With its iron stomach, a dog will lap up dish water or even eat sh*t. Last time I checked, I wasn't a dog. While sorting through some plastic garbage yesterday, I touched something that looked, smelled and felt exactly like sh*t, but maybe it wasn't, I optimistically hoped. At least I didn't have to eat it.
As a house and office cleaner for several years, I'm not unfamiliar with that malodorous purview. I've written in a poem, "Belonging to the lower class, you're expected / To cater to the upper class' lower bodily functions, / Not to engage their minds but to wipe their asses, / Kiss their cunts on demand, suck cocks for tips."
Our sorters work at their own pace and, to leaven their days, chatter and joke, so you'll hear laughter episodically, for felicitous language is the cheapest entertainment. Visiting large factories, I've witnessed assembly lines and isolated workstations where humans functioned like machines, but that's the whole point. Their mind is supposed to be blank, and their spirit snuffed out, so there is nothing left but the task. They can't slow down or even speed up. Just do it! I'm glad we're more primitive.
Repeatedly overburdened by loads beyond their stature and calling, some men quit, sometimes after mere days, though most are way tougher than their size suggests. This place stinks. A young man throws up, a woman must lie down and well tucked metal shards will cut through rubber sandals and draw blood, but days will go by uneventfully, tediously, as folks soldier on, waiting for pay day.
We bring nearly three tons of plastic garbage a day, so we swim and wade through the stuff.
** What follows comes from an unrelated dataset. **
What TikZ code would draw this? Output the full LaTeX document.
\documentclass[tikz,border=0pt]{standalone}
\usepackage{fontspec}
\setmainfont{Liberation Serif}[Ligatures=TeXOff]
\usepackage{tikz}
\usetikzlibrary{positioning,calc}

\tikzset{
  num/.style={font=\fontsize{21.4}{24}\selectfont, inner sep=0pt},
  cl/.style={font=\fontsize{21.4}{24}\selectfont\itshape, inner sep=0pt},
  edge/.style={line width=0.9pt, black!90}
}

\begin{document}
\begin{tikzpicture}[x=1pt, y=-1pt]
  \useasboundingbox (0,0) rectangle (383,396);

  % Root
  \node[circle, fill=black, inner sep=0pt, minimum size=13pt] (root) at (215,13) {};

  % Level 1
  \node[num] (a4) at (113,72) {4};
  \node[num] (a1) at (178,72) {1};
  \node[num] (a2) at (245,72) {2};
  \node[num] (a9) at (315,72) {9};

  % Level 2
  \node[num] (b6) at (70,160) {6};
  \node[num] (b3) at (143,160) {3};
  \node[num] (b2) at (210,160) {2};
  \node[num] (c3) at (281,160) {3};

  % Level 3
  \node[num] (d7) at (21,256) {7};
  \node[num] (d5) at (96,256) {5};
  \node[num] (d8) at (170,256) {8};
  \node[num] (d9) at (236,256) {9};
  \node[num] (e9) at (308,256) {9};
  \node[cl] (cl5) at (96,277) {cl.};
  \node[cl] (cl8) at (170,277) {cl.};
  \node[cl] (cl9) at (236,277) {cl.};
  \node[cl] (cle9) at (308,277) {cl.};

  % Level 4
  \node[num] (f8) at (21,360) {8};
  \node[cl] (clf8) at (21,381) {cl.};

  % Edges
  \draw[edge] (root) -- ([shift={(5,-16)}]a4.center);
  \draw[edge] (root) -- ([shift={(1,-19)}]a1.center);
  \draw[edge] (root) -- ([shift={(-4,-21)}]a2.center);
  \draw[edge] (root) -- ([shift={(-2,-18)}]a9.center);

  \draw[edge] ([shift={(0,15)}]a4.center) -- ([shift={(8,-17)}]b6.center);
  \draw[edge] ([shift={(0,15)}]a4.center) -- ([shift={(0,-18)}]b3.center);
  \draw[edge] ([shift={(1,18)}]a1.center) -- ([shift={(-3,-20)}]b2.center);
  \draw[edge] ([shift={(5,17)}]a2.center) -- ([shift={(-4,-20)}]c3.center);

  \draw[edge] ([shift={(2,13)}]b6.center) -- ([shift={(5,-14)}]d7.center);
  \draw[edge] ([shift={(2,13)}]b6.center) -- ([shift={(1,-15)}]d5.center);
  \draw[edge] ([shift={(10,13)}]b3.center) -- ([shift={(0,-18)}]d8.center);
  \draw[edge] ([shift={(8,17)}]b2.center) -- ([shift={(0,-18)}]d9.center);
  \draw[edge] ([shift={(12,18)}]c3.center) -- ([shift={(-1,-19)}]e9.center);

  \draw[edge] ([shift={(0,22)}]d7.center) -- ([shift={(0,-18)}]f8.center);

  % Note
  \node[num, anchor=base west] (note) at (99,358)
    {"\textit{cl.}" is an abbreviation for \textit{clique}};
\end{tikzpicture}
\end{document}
Trash, we live garbage, with a smile.
Though the oldest at our plant at 55, I'm the foreman, so don't have to bust my ass like the others. Still, it's a half marathon. A constant sweater, I rehydrate myself with Zero Degree iced tea, hot matcha tea or an ungodly concoction of hot water, spicy instant noodle seasoning and soy sauce. Though obviously nutrition-free, this broth yields a jolt of energy, or at least quickens my senses, thus lessening fatigue.
One of our strongest workers likes to reward himself with plenty of beer or rice wine after work, but Diep has missed two days already this week, so should be fired tomorrow. It's unfortunate, since I've drank and eaten with this guy, and find his conversations alert and funny.
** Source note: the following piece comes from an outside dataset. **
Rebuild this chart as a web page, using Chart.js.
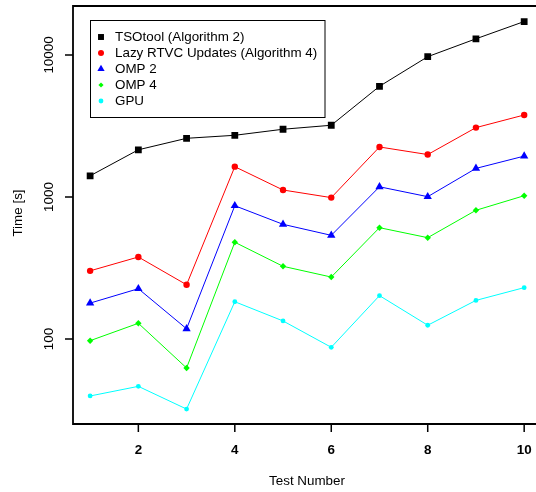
<!DOCTYPE html>
<html><head><meta charset="utf-8">
<script src="https://cdn.jsdelivr.net/npm/chart.js@4/dist/chart.umd.min.js"></script>
<style>html,body{margin:0;padding:0;overflow:hidden;background:#fff}#wrap{width:546px;height:492px}</style>
</head><body><div id="wrap"><canvas id="c" width="546" height="492"></canvas></div>
<script>
const testNumbers = [1, 2, 3, 4, 5, 6, 7, 8, 9, 10];
const tsotool = [1410, 2150, 2590, 2720, 3000, 3200, 6020, 9730, 13000, 17200];
const lazyRtvc = [302, 378, 241, 1635, 1120, 990, 2250, 1990, 3080, 3780];
const omp2 = [179, 226, 118, 868, 642, 537, 1180, 1005, 1590, 1940];
const omp4 = [97.3, 129, 62.5, 480, 325, 273, 608, 517, 806, 1021];
const gpu = [39.7, 46.4, 32.1, 183, 134, 87.4, 202, 125, 187, 230];
const xTicks = [2, 4, 6, 8, 10];
const yTicks = [100, 1000, 10000];
const seriesLabels = ['TSOtool (Algorithm 2)', 'Lazy RTVC Updates (Algorithm 4)', 'OMP 2', 'OMP 4', 'GPU'];
const xTitle = 'Test Number';
const yTitle = 'Time [s]';

const FONT = "'Liberation Sans', Arial, Helvetica, sans-serif";
const styles = [
  {color: '#000000', style: 'rect', r: 4.8},
  {color: '#FF0000', style: 'circle', r: 3.2},
  {color: '#0000FF', style: 'triangle', r: 4.8},
  {color: '#00FF00', style: 'rectRot', r: 3.2},
  {color: '#00FFFF', style: 'circle', r: 2.4}
];
const seriesData = [tsotool, lazyRtvc, omp2, omp4, gpu];

const datasets = seriesData.map((vals, i) => ({
  label: seriesLabels[i],
  data: vals.map((v, j) => ({x: testNumbers[j], y: v})),
  borderColor: styles[i].color,
  backgroundColor: styles[i].color,
  borderWidth: 1,
  pointStyle: styles[i].style,
  pointRadius: styles[i].r,
  pointBorderWidth: 0,
  pointBackgroundColor: styles[i].color,
  pointHoverRadius: styles[i].r,
  tension: 0
}));

function marker(ctx, style, x, y, r, color) {
  ctx.save();
  ctx.fillStyle = color;
  ctx.beginPath();
  if (style === 'rect') {
    const s = r * Math.SQRT1_2;
    ctx.rect(x - s, y - s, 2 * s, 2 * s);
  } else if (style === 'circle') {
    ctx.arc(x, y, r, 0, Math.PI * 2);
  } else if (style === 'triangle') {
    for (let k = 0; k < 3; k++) {
      const a = k * 2 * Math.PI / 3;
      const px = x + Math.sin(a) * r, py = y - Math.cos(a) * r;
      if (k === 0) ctx.moveTo(px, py); else ctx.lineTo(px, py);
    }
    ctx.closePath();
  } else if (style === 'rectRot') {
    ctx.moveTo(x, y - r); ctx.lineTo(x + r, y); ctx.lineTo(x, y + r); ctx.lineTo(x - r, y); ctx.closePath();
  }
  ctx.fill();
  ctx.restore();
}

const framePlugin = {
  id: 'frame',
  afterDraw(chart) {
    const ctx = chart.ctx;
    const a = chart.chartArea;
    const xs = chart.scales.x, ys = chart.scales.y;
    ctx.save();
    ctx.strokeStyle = '#000';
    ctx.lineWidth = 1.8;
    ctx.beginPath();
    ctx.moveTo(a.right + 10, a.top);
    ctx.lineTo(a.left, a.top);
    ctx.lineTo(a.left, a.bottom);
    ctx.lineTo(a.right + 10, a.bottom);
    ctx.stroke();
    ctx.lineWidth = 1.5;
    ctx.beginPath();
    xTicks.forEach(t => {
      const px = xs.getPixelForValue(t);
      ctx.moveTo(px, a.bottom); ctx.lineTo(px, a.bottom + 8);
    });
    yTicks.forEach(t => {
      const py = ys.getPixelForValue(t);
      ctx.moveTo(a.left, py); ctx.lineTo(a.left - 8, py);
    });
    ctx.stroke();
    ctx.fillStyle = '#000';
    ctx.textAlign = 'center';
    ctx.textBaseline = 'middle';
    ctx.font = 'bold 13.4px ' + FONT;
    xTicks.forEach(t => ctx.fillText(String(t), xs.getPixelForValue(t), 450));
    ctx.font = '13.4px ' + FONT;
    yTicks.forEach(t => {
      ctx.save();
      ctx.translate(49, ys.getPixelForValue(t));
      ctx.rotate(-Math.PI / 2);
      ctx.fillText(String(t), 0, 0);
      ctx.restore();
    });
    ctx.fillText(xTitle, 307, 481);
    ctx.save();
    ctx.translate(18.5, 213);
    ctx.rotate(-Math.PI / 2);
    ctx.fillText(yTitle, 0, 0);
    ctx.restore();
    // legend
    ctx.lineWidth = 1;
    ctx.strokeStyle = '#000';
    ctx.strokeRect(90.5, 20.5, 234.5, 97);
    ctx.textAlign = 'left';
    const rows = [37, 53, 69, 85, 101];
    const lr = [4.2, 3.0, 4.2, 2.6, 2.4];
    chart.data.datasets.forEach((ds, i) => {
      marker(ctx, styles[i].style, 101, rows[i], lr[i], styles[i].color);
      ctx.fillStyle = '#000';
      ctx.fillText(ds.label, 115, rows[i]);
    });
    ctx.restore();
  }
};

new Chart(document.getElementById('c'), {
  type: 'line',
  data: {datasets},
  options: {
    responsive: false,
    animation: false,
    events: [],
    layout: {padding: {top: 6, left: 0, right: 0, bottom: 0}},
    plugins: {legend: {display: false}, tooltip: {enabled: false}},
    scales: {
      x: {
        type: 'linear', min: 0.645, max: 10.353,
        grid: {display: false}, border: {display: false},
        ticks: {display: false},
        afterFit: s => { s.height = 68; }
      },
      y: {
        type: 'logarithmic', min: 25.2, max: 22130,
        grid: {display: false}, border: {display: false},
        ticks: {display: false},
        afterFit: s => { s.width = 73; }
      }
    }
  },
  plugins: [framePlugin]
});
</script>
</body></html>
Many among us get togethe r to feast, get drunk, joke, share stories and sing songs of love and loss going back half a century. With a shared heritage, our lives have meanings, and that's why we work, not just to eat. A poet may leave us with just one memorable phrase, but that's enough, and he should do at least that. Often, there's a woman who takes pride in outdrinking any man.
Diep reminds me of a Philly friend, Jay, for not only would they drink themselves out of a job, but they're both good looking enough to expect someone to accommodate them always, so if a door should close, another must soon open. They imagine life to be an endless series of open legs. It is rare to be blessed with such a curse. For such a man, even pussies can get tiresome.
Jay was my housemate for a year, and we were on the same housepainting crew. In the morning, we'd leave the house together, but once, Jay lagged behind on the walk to the bus stop, so missed the bus, and was fired.